Is every compact Nil manifold a nilmanifold?

Answer 1

No not every compact Nil manifold is a nilmanifold.

There are exactly two types of compact Nil manifolds. This can be checked from classifications based on Seifert fibrations.

The first type are circle bundles (in fact principal circle bundles) over the torus $ T^2 $. These are classified by their Euler number/ first Chern number $ r \neq 0 $. They are precisely the mapping tori of the maps (this map is just a Dehn twist repeated $ r $ times) $$ \begin{bmatrix} 1 & r \\ 0 & 1 \end{bmatrix} \in SL_2(\mathbb{Z}) $$ These are the nilmanifolds $ N_r \cong H(3,\mathbb{R})/\Gamma_r $ described in the question. These fully exhaust all compact 3d nilmanifolds, again see the question.

It turns out that this is only half the compact Nil manifolds. The other half are exactly the mapping tori of
$$ \begin{bmatrix} -1 & r \\ 0 & -1 \end{bmatrix} \in SL_2(\mathbb{Z}) $$ again $ r \neq 0 $. Since we have already exhausted all the compact 3d nilmanifolds above it is enough to show that this second list of mapping tori is distinct from the first list. One way to see that they are distinct is by appealing to the fact that every Nil manifold has a unique Seifert fibration and this second list corresponds to $$ \{b; (o_1, 0); (2, 1), (2, 1), (2, 1), (2, 1) \} $$ with $ b=-2 $ corresponding to the Euclidean mapping torus $ r =0 $ (the unit tangent bundle of the Klein bottle) and all the rest being distinct Nil manifolds. In particular, this second list is distinct from the first list which just has Siefert fibration type of actual circle bundles over the torus $ T^2 $.

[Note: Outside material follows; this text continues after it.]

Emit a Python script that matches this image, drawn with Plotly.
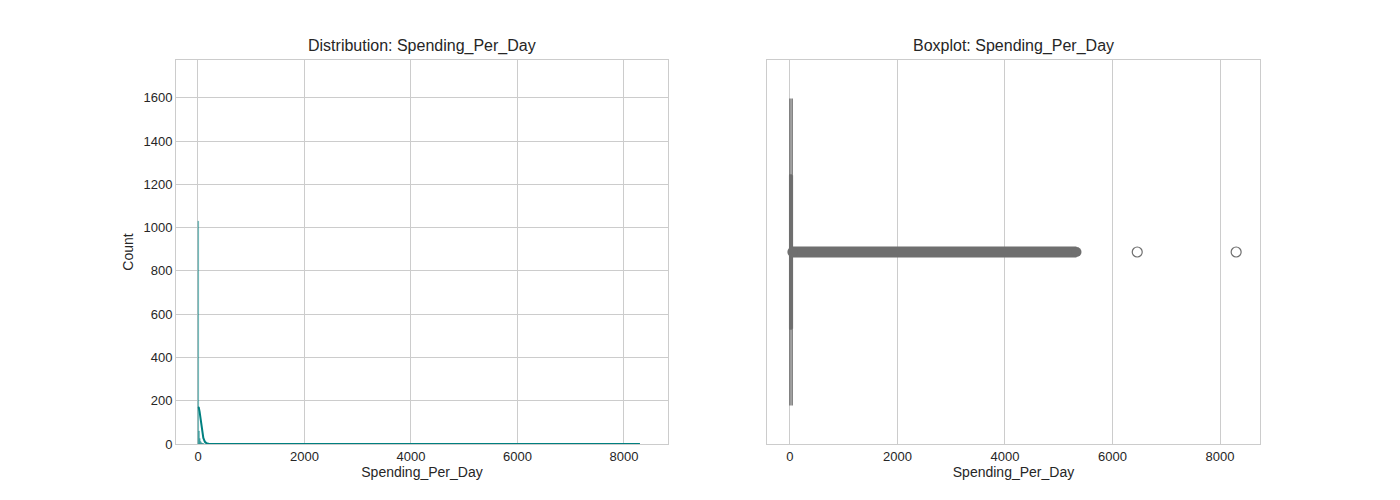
import plotly.graph_objects as go

# Histogram data (bin centers, counts)
hist_x = [5, 20, 35, 50, 65, 80, 95, 110]
hist_y = [1030, 60, 25, 12, 6, 3, 2, 1]
hist_width = 14
# KDE curve
kde_x = [0, 15, 30, 50, 75, 100, 130, 160, 200, 300, 1000, 3000, 6000, 8300]
kde_y = [170, 168, 150, 110, 60, 28, 10, 3, 1, 0.3, 0.1, 0.05, 0.02, 0.01]
# Boxplot stats
q1, median, q3 = 3, 8, 18
lower_fence, upper_fence = 0, 40
dense_outliers = [45, 5330]
far_outliers = [6460, 8300]

fig = go.Figure()
fig.add_trace(go.Bar(x=hist_x, y=hist_y, width=hist_width, marker=dict(color="rgba(0,128,128,0.5)", line=dict(width=0.5, color="rgba(0,128,128,0.6)")), xaxis="x", yaxis="y"))
fig.add_trace(go.Scatter(x=kde_x, y=kde_y, mode="lines", line=dict(color="#008080", width=2), xaxis="x", yaxis="y"))

fig.add_trace(go.Box(q1=[q1], median=[median], q3=[q3], lowerfence=[lower_fence], upperfence=[upper_fence], y=[0],
                     orientation="h", width=0.4, whiskerwidth=1, fillcolor="#6f6f6f", line=dict(color="#6f6f6f", width=2),
                     xaxis="x2", yaxis="y2", boxpoints=False))
for f in [lower_fence, upper_fence]:
    fig.add_trace(go.Scatter(x=[f, f], y=[-0.4, 0.4], mode="lines", line=dict(color="#6f6f6f", width=1.5), xaxis="x2", yaxis="y2"))
fig.add_trace(go.Scatter(x=dense_outliers, y=[0, 0], mode="lines", line=dict(color="#6f6f6f", width=11), xaxis="x2", yaxis="y2"))
fig.add_trace(go.Scatter(x=dense_outliers, y=[0, 0], mode="markers", marker=dict(size=10, color="#6f6f6f"), xaxis="x2", yaxis="y2"))
fig.add_trace(go.Scatter(x=far_outliers, y=[0, 0], mode="markers", marker=dict(size=10, color="rgba(0,0,0,0)", line=dict(color="#6f6f6f", width=1.2)), xaxis="x2", yaxis="y2"))

ax = dict(showline=True, linecolor="#cccccc", mirror=True, gridcolor="#cccccc", zeroline=False, ticks="",
          tickfont=dict(size=13, color="#262626"))
fig.update_layout(
    width=1400, height=500, showlegend=False, plot_bgcolor="white", paper_bgcolor="white",
    margin=dict(l=0, r=0, t=0, b=0, autoexpand=False), font=dict(family="Liberation Sans, Arial", color="#262626"),
    xaxis=dict(ax, domain=[0.12, 0.4714], range=[-413, 8826], tickvals=[0, 2000, 4000, 6000, 8000],
               title=dict(text="Spending_Per_Day", font=dict(size=14), standoff=4)),
    yaxis=dict(ax, domain=[0.128, 0.896], range=[0, 1775], tickvals=list(range(0, 1601, 200)),
               title=dict(text="Count", font=dict(size=14), standoff=6)),
    xaxis2=dict(ax, anchor="y2", domain=[0.5421, 0.8943], range=[-428, 8744], tickvals=[0, 2000, 4000, 6000, 8000],
                title=dict(text="Spending_Per_Day", font=dict(size=14), standoff=4)),
    yaxis2=dict(ax, anchor="x2", domain=[0.128, 0.896], range=[-0.5, 0.5], showgrid=False, showticklabels=False),
    annotations=[
        dict(text="Distribution: Spending_Per_Day", x=0.2957, y=0.902, xref="paper", yref="paper", xanchor="center", showarrow=False, yanchor="bottom", font=dict(size=16)),
        dict(text="Boxplot: Spending_Per_Day", x=0.718, y=0.902, xref="paper", yref="paper", xanchor="center", showarrow=False, yanchor="bottom", font=dict(size=16)),
    ],
)
fig.write_html("out.html")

For a proof without Seifert fibrations see Are these mapping tori different?

There are no other finite volume Nil manifolds since every finite volume Nil manifold is compact and orientable and for all geometries except $ H^3 $ and Sol the Seifert fiber spaces include all compact orientable examples.